Planetary Data Environment: Vision for 2026

NASA's missions of solar system exploration have thrilled the public and rewritten textbooks. The data and samples returned by these missions are unique because of the long time scales over which exploration is conducted; the relatively small number of missions launched each decade; and the sparse time sampling at any one target.  Archived data and curated samples must be accessible to current researchers, preserved for future generations, and protected against corruption, contamination, and loss.  The researchers who conduct planetary exploration today will not be available when some data or samples are accessed for additional studies in the future.

Data and samples are currently maintained by five separate projects:

1.      The Planetary Data System (PDS) serves as NASA's current, accumulating archive of data returned by (mostly robotic) missions of Solar System exploration.  PDS staff work closely with missions to help the mission teams meet or surpass their archiving responsibilities.

2.      The Astromaterials Curation Facility (ACF) at NASA's Johnson Space Center stores, curates, studies, and distributes all returned samples and some space-exposed hardware.  ACF personnel working closely with missions that involve sample return to insure that return and recovery of samples meet mission requirements.

3.      The Minor Planets Center (MPC) is responsible for the designation of minor bodies in the Solar System, in conjunction with the Central Bureau for Astronomical Telegrams (CBAT); and natural satellites (also in conjunction with CBAT). The MPC is also responsible for the efficient collection, computation, checking and dissemination of astrometric observations and orbits for minor planets and comets.

4.      The Planetary Cartography Program (PCP) managed for NASA by the USGS Astrogeology Science Center develops and maintains a cartographic capability in support of NASA's missions and advises NASA on planetary mapping.
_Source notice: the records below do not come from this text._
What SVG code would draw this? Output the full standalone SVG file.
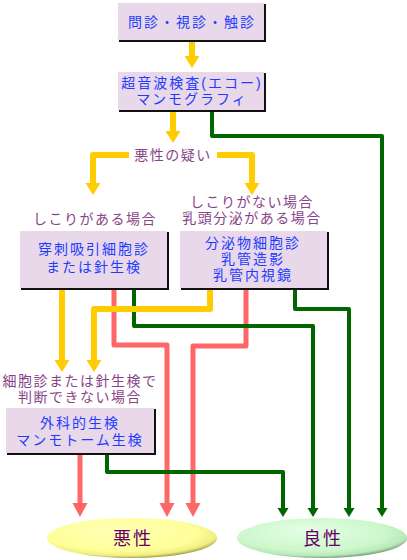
<svg xmlns="http://www.w3.org/2000/svg" width="407" height="560" viewBox="0 0 407 560">
<style>
.box{fill:#e8d8ea}
.sh{fill:#111}
.hl{fill:none;stroke:#ffffff;stroke-width:1}
.bt{font-family:"Liberation Sans","Noto Sans CJK JP",sans-serif;font-size:14px;fill:#1f3cff;text-anchor:middle;letter-spacing:2px}
.lb{font-family:"Liberation Sans","Noto Sans CJK JP",sans-serif;font-size:14px;fill:#884488;text-anchor:middle;letter-spacing:1.5px}
.et{font-family:"Liberation Sans","Noto Sans CJK JP",sans-serif;font-size:18px;fill:#660066;text-anchor:middle;letter-spacing:2px}
.y{fill:none;stroke:#ffcc00;stroke-width:6;stroke-linejoin:round}
.r{fill:none;stroke:#ff6666;stroke-width:5;stroke-linejoin:round}
.g{fill:none;stroke:#006600;stroke-width:4;stroke-linejoin:round}
</style>
<defs>
<marker id="ay" markerUnits="userSpaceOnUse" markerWidth="14" markerHeight="16" viewBox="0 -8 13 16" refX="0" refY="0" orient="auto"><path d="M0,-7.5 L12,0 L0,7.5 Z" fill="#ffcc00"/></marker>
<marker id="ar" markerUnits="userSpaceOnUse" markerWidth="15" markerHeight="16" viewBox="0 -8 15 16" refX="0" refY="0" orient="auto"><path d="M0,-7.5 L14,0 L0,7.5 Z" fill="#ff6666"/></marker>
<marker id="ag" markerUnits="userSpaceOnUse" markerWidth="10" markerHeight="12" viewBox="0 -6 10 12" refX="0" refY="0" orient="auto"><path d="M0,-5.5 L9,0 L0,5.5 Z" fill="#006600"/></marker>
<radialGradient id="gy" cx="0.45" cy="0.4" r="0.6" fx="0.4" fy="0.3">
<stop offset="0" stop-color="#ffffb8"/><stop offset="0.75" stop-color="#ffff99"/><stop offset="0.92" stop-color="#eeee80"/><stop offset="1" stop-color="#a8a850"/></radialGradient>
<radialGradient id="gg" cx="0.45" cy="0.4" r="0.6" fx="0.4" fy="0.3">
<stop offset="0" stop-color="#e4ffe4"/><stop offset="0.75" stop-color="#ccf7cc"/><stop offset="0.92" stop-color="#b8e8b8"/><stop offset="1" stop-color="#80a880"/></radialGradient>
</defs>

<g id="connectors">
<path class="r" d="M114 290 V345 H167 V503" marker-end="url(#ar)"/>
<path class="r" d="M246 290 V346 H193 V503" marker-end="url(#ar)"/>
<path class="r" d="M80 455 V503" marker-end="url(#ar)"/>
<path class="g" d="M212 112 V136 H382 V508" marker-end="url(#ag)"/>
<path class="g" d="M134 290 V326 H313 V508" marker-end="url(#ag)"/>
<path class="g" d="M295 290 V309 H349 V508" marker-end="url(#ag)"/>
<path class="g" d="M107 455 V472 H283 V508" marker-end="url(#ag)"/>
<path class="y" d="M192 42 V56" marker-end="url(#ay)"/>
<path class="y" d="M173 112 V131" marker-end="url(#ay)"/>
<path class="y" d="M129 155 H93 V183" marker-end="url(#ay)"/>
<path class="y" d="M217 155 H252 V183" marker-end="url(#ay)"/>
<path class="y" d="M62 290 V360" marker-end="url(#ay)"/>
<path class="y" d="M210 290 V309 H94 V360" marker-end="url(#ay)"/>
</g>

<g id="n-exam">
<rect class="sh" x="119" y="4" width="147" height="38"/>
<rect class="box" x="117" y="2" width="147" height="38"/>
<path class="hl" d="M117.5 39 V2.5 H264"/>
<text class="bt" x="192" y="27">問診・視診・触診</text>
</g>

<g id="n-echo">
<rect class="sh" x="119" y="73" width="147" height="39"/>
<rect class="box" x="117" y="71" width="147" height="39"/>
<path class="hl" d="M117.5 110 V71.5 H264"/>
<text class="bt" x="192" y="88">超音波検査(エコー)<tspan x="192" dy="16">マンモグラフィ</tspan></text>
</g>

<g id="l-suspect">
<text class="lb" x="173" y="160">悪性の疑い</text>
</g>

<g id="l-lump">
<text class="lb" x="95" y="224">しこりがある場合</text>
</g>

<g id="l-nolump">
<text class="lb" x="252" y="207">しこりがない場合<tspan x="252" dy="16">乳頭分泌がある場合</tspan></text>
</g>

<g id="n-biopsy">
<rect class="sh" x="21" y="232" width="148" height="58"/>
<rect class="box" x="19" y="230" width="148" height="58"/>
<path class="hl" d="M19.5 288 V230.5 H167"/>
<text class="bt" x="94" y="254">穿刺吸引細胞診<tspan x="94" dy="18">または針生検</tspan></text>
</g>

<g id="n-secretion">
<rect class="sh" x="181" y="232" width="148" height="58"/>
<rect class="box" x="179" y="230" width="148" height="58"/>
<path class="hl" d="M179.5 288 V230.5 H327"/>
<text class="bt" x="253" y="248">分泌物細胞診<tspan x="253" dy="16">乳管造影</tspan><tspan x="253" dy="16">乳管内視鏡</tspan></text>
</g>

<g id="l-undetermined">
<text class="lb" x="80" y="386">細胞診または針生検で<tspan x="80" dy="16">判断できない場合</tspan></text>
</g>

<g id="n-surgical">
<rect class="sh" x="7" y="409" width="149" height="46"/>
<rect class="box" x="5" y="407" width="149" height="46"/>
<path class="hl" d="M5.5 453 V407.5 H154"/>
<text class="bt" x="80" y="428">外科的生検<tspan x="80" dy="17">マンモトーム生検</tspan></text>
</g>

<g id="n-malignant">
<ellipse cx="132" cy="538" rx="85" ry="20" fill="url(#gy)"/>
<text class="et" x="133" y="545">悪性</text>
</g>

<g id="n-benign">
<ellipse cx="322" cy="538" rx="85" ry="20" fill="url(#gg)"/>
<text class="et" x="323" y="545">良性</text>
</g>
</svg>
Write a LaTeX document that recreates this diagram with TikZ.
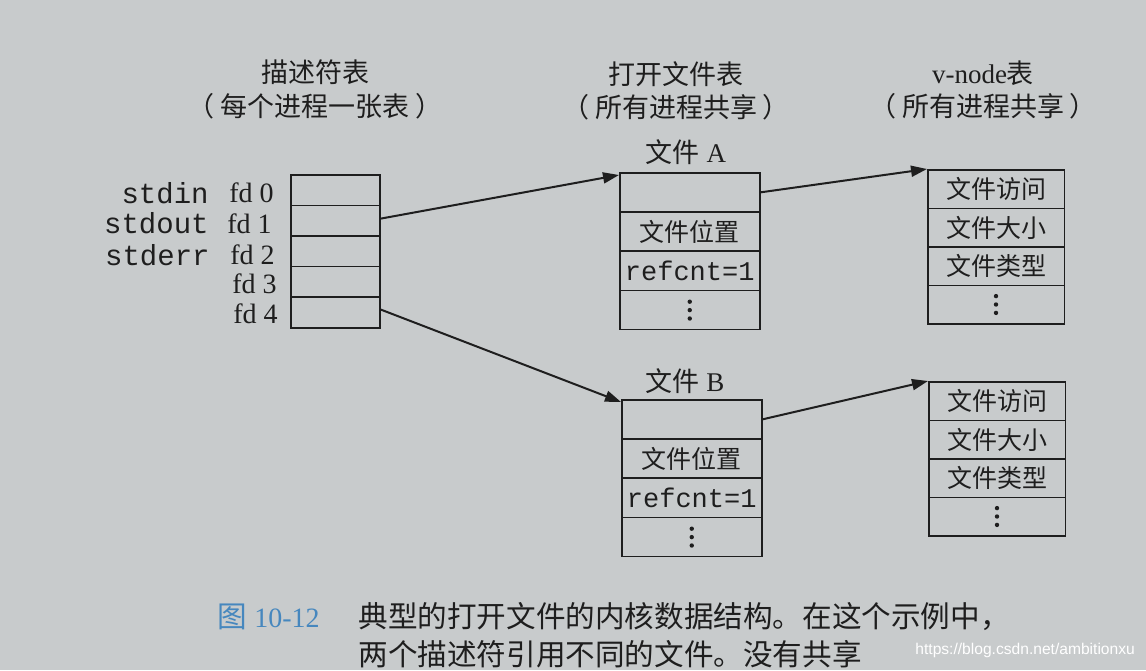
\documentclass[tikz,border=0pt]{standalone}
\usepackage{fontspec}
\setmainfont{Liberation Serif}
\setmonofont{Liberation Mono}
\newfontfamily\cjk{Noto Sans CJK SC}
\newfontfamily\wmfont{Liberation Sans}
\usetikzlibrary{arrows.meta}
\definecolor{bg}{RGB}{200,203,204}
\definecolor{ink}{RGB}{30,30,30}
\definecolor{capblue}{RGB}{70,135,190}
\newcommand{\celldots}[1]{%
  \foreach \k in {-1,0,1}
    \fill[ink] ([yshift=\k*4.2pt]#1.center) circle (1.1pt);}
\begin{document}
\begin{tikzpicture}[x=0.5pt,y=-0.5pt,
  every node/.style={inner sep=0pt, text=ink},
  title/.style={font=\fontsize{13.5}{15}\selectfont},
  cell/.style={draw=ink, line width=0.75pt, anchor=north west, inner sep=0pt},
  dcell/.style={cell, minimum width=44.5pt, minimum height=15.3pt},
  fcell/.style={cell, minimum width=70pt, minimum height=19.6pt, font=\fontsize{12.5}{14}\selectfont},
  vcell/.style={cell, minimum width=68.25pt, minimum height=19.25pt, font=\fontsize{12.5}{14}\selectfont},
  stdlbl/.style={anchor=base east, font=\fontsize{14.5}{16}\selectfont\ttfamily},
  fdlbl/.style={anchor=base east, font=\fontsize{14}{16}\selectfont},
  arr/.style={draw=ink, line width=1pt, -{Triangle[length=8pt,width=5.5pt]}},
  capfont/.style={anchor=west, font=\fontsize{14.8}{17}\selectfont}
]
\fill[bg] (0,0) rectangle (1146,670);
\useasboundingbox (0,0) rectangle (1146,670);

% titles
\node[title] (t1)  at (315,72)  {\cjk 描述符表};
\node[title] (t1b) at (315,106) {\cjk （\kern3pt 每个进程一张表\kern3pt ）};
\node[title] (t2)  at (676,74)  {\cjk 打开文件表};
\node[title] (t2b) at (676,107) {\cjk （\kern3pt 所有进程共享\kern3pt ）};
\node[title] (t3)  at (983,73)  {v-node{\cjk 表}};
\node[title] (t3b) at (983,106) {\cjk （\kern3pt 所有进程共享\kern3pt ）};
\node[title] (fa)  at (686,152) {{\cjk 文件} A};
\node[title] (fb)  at (685,381) {{\cjk 文件} B};

% descriptor table
\foreach \i in {0,...,4}
  \node[dcell] (d\i) at (290,{174+\i*30.6}) {};

\node[stdlbl] (s0) at (209,203) {stdin};
\node[stdlbl] (s1) at (209,233) {stdout};
\node[stdlbl] (s2) at (210,265) {stderr};
\node[fdlbl] (f0) at (274,202) {fd 0};
\node[fdlbl] (f1) at (272,233) {fd 1};
\node[fdlbl] (f2) at (275,264) {fd 2};
\node[fdlbl] (f3) at (277,293) {fd 3};
\node[fdlbl] (f4) at (278,323) {fd 4};

% file A
\node[fcell] (a0) at (619,172) {};
\node[fcell] (a1) at (619,211.25) {\cjk 文件位置};
\node[fcell] (a2) at (619,250.5) {\fontsize{13.5}{15}\selectfont\ttfamily refcnt=1};
\node[fcell] (a3) at (619,289.75) {};
\celldots{a3}

% v-node A
\node[vcell] (va0) at (927,169) {\cjk 文件访问};
\node[vcell] (va1) at (927,207.5) {\cjk 文件大小};
\node[vcell] (va2) at (927,246) {\cjk 文件类型};
\node[vcell] (va3) at (927,284.5) {};
\celldots{va3}

% file B
\node[fcell] (b0) at (621,399) {};
\node[fcell] (b1) at (621,438.25) {\cjk 文件位置};
\node[fcell] (b2) at (621,477.5) {\fontsize{13.5}{15}\selectfont\ttfamily refcnt=1};
\node[fcell] (b3) at (621,516.75) {};
\celldots{b3}

% v-node B
\node[vcell] (vb0) at (928,381) {\cjk 文件访问};
\node[vcell] (vb1) at (928,419.5) {\cjk 文件大小};
\node[vcell] (vb2) at (928,458) {\cjk 文件类型};
\node[vcell] (vb3) at (928,496.5) {};
\celldots{vb3}

% connectors
\draw[arr] ([yshift=1pt]d1.east) -- ([yshift=-1.5pt]a0.north west);
\draw[arr] (a0.east) -- (va0.north west);
\draw[arr] ([yshift=1.5pt]d4.east) -- ([yshift=-1.5pt]b0.north west);
\draw[arr] (b0.east) -- (vb0.north west);

% caption
\node[capfont, text=capblue] (fig) at (217,617) {{\cjk 图} {\fontsize{14}{16}\selectfont 10-12}};
\node[capfont] (cap1) at (358,617) {\cjk 典型的打开文件的内核数据结构。在这个示例中，};
\node[capfont] (cap2) at (358,654) {\cjk 两个描述符引用不同的文件。没有共享};
\node[anchor=west, text=white, font=\fontsize{7.8}{9}\selectfont\wmfont] (wm) at (915,650) {https://blog.csdn.net/ambitionxu};
\end{tikzpicture}
\end{document}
5.      The NASA Space Science Data Coordinated Archive (NSSDCA) provides multidiscipline data and information services, including a large digital data archive from past NASA space science missions along with directories, catalogs, and access to widely distributed science data resources. The NSSDCA is responsible for the long term archiving and preservation of all space science data.

Currently, these five projects often work together on specific missions, but there is no formal structure to encourage close coordination or to develop common standards and practices where these are required.

By 2026, these five projects will be connected into a single information environment. This does not mean that any one project will report to another but that all the projects are seamlessly connected: a user may start at the MPC, find a Near-Earth Object of interest, seamlessly query the PDS and NSSDCA for any spectral data available, request the creation of a coarse-grained spectral signature and then use that signature to search the ACF for related meteorites.   PDS data will be able to be translated on the fly and basic computations will be able to be requested (such as the extraction of a "signature" from a group of spectra).

As NASA moves forward in providing open access to the products of its funded research, the information environment will expand to encompass publications and publication databases allowing for users to access maps, for example, on which a published result depends or download orbit estimates for objects described in a Minor Planets Circular.

The envisioned environment would also include customizable tools for the creation of mission data pipelines and the automated validation and submission of data products to the PDS. Such an approach could reduce mission costs and ingestion costs to the PDS.  Such pipelines would also allow rough versions of mission data to be made available to the public almost as soon as they are downlinked.